In the ClickZ article, McCloskey reported that top brands such as Nike, Intel, The Gap, Pepsi, Sony, HP, Home Depot, Lane Bryant, Circuit City, Saks Fifth Avenue, Polo Ralph Lauren, Lands' End, and J.C. Penney included social media within e-mail marketing messages. Since 2007, the number of e-mail campaigns that contained links to Facebook and Twitter dramatically increased, becoming the two most prominent links integrated in all e-mail marketing initiatives in 2009. For example, in 2008 McCloskey tracked 215 campaigns with a Twitter link and 729 programs promoting Facebook. In 2008, the number grew by 1,081 percent to 2,540 campaigns spotlighting Twitter profiles and 1,635 percent to 12,650 featuring Facebook. Midway through 2009, the numbers are progressively growing, but still astonishing nonetheless. As of June, the number of campaigns that included a link to the branded Twitter account grew to 41,399, with 41,052 for Face-book. The report was published partially through July 2009 and by the 27th of the month, McCloskey noted 9,063 campaigns including Face-book links and 10,277 e-mail initiatives with links to branded Twitter accounts.
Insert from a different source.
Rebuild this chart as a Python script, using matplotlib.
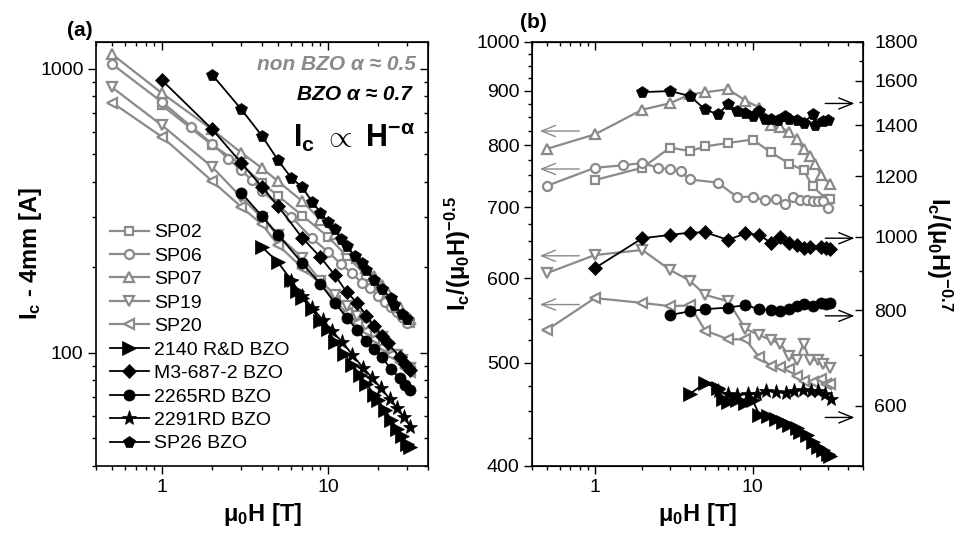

Not only are these numbers off the charts in terms of year over year growth, companies referring e-mail recipients to Twitter profiles surpassed Facebook pages-yet both continued to grow remarkably. In another study released in July 2009, Burson-Marsteller[27] also validated that brands were opting for the promotion of Twitter over Facebook and corporate blogs. In fact, the numbers documented in a study of Fortune 100 companies showed that 54 percent of companies maintained a presence on Twitter, with only 29 percent on Facebook. Thirty-two percent of those reviewed published a corporate blog. In aggregate, the numbers painted a picture of opportunity. Twenty-one percent of those companies studied relied on one channel (Twitter, Facebook, or blogs), 22 percent were active on two channels, 17 percent maintained presences across all three, and a surprising 40 percent of Fortune 100 companies had yet to embrace any of the three.

As an interesting aside, Burson-Marsteller found that of the Fortune 100 companies using Twitter, the top usage scenarios included company news, customer service, marketing promotions, and employee recruitment.

We need a hub that's consistent with the experiences consumers expect inside and outside our mission control.

H&R Block's Digits site (http://digits.hrblock.com) is an H&R-branded community that offers tax and personal financial resources through Q&As, forums, videos, podcasts, blogs, and more. The site provides a wealth of information from H&R experts to help people navigate the murky waters of mortgage refinancing, economic stimulus benefits, and tax preparation and deductions. Digits also provides a host of widgets, such as Economic Stimulus FAQs and Tax Answers, to further spread the company's resources across blogs and social sites.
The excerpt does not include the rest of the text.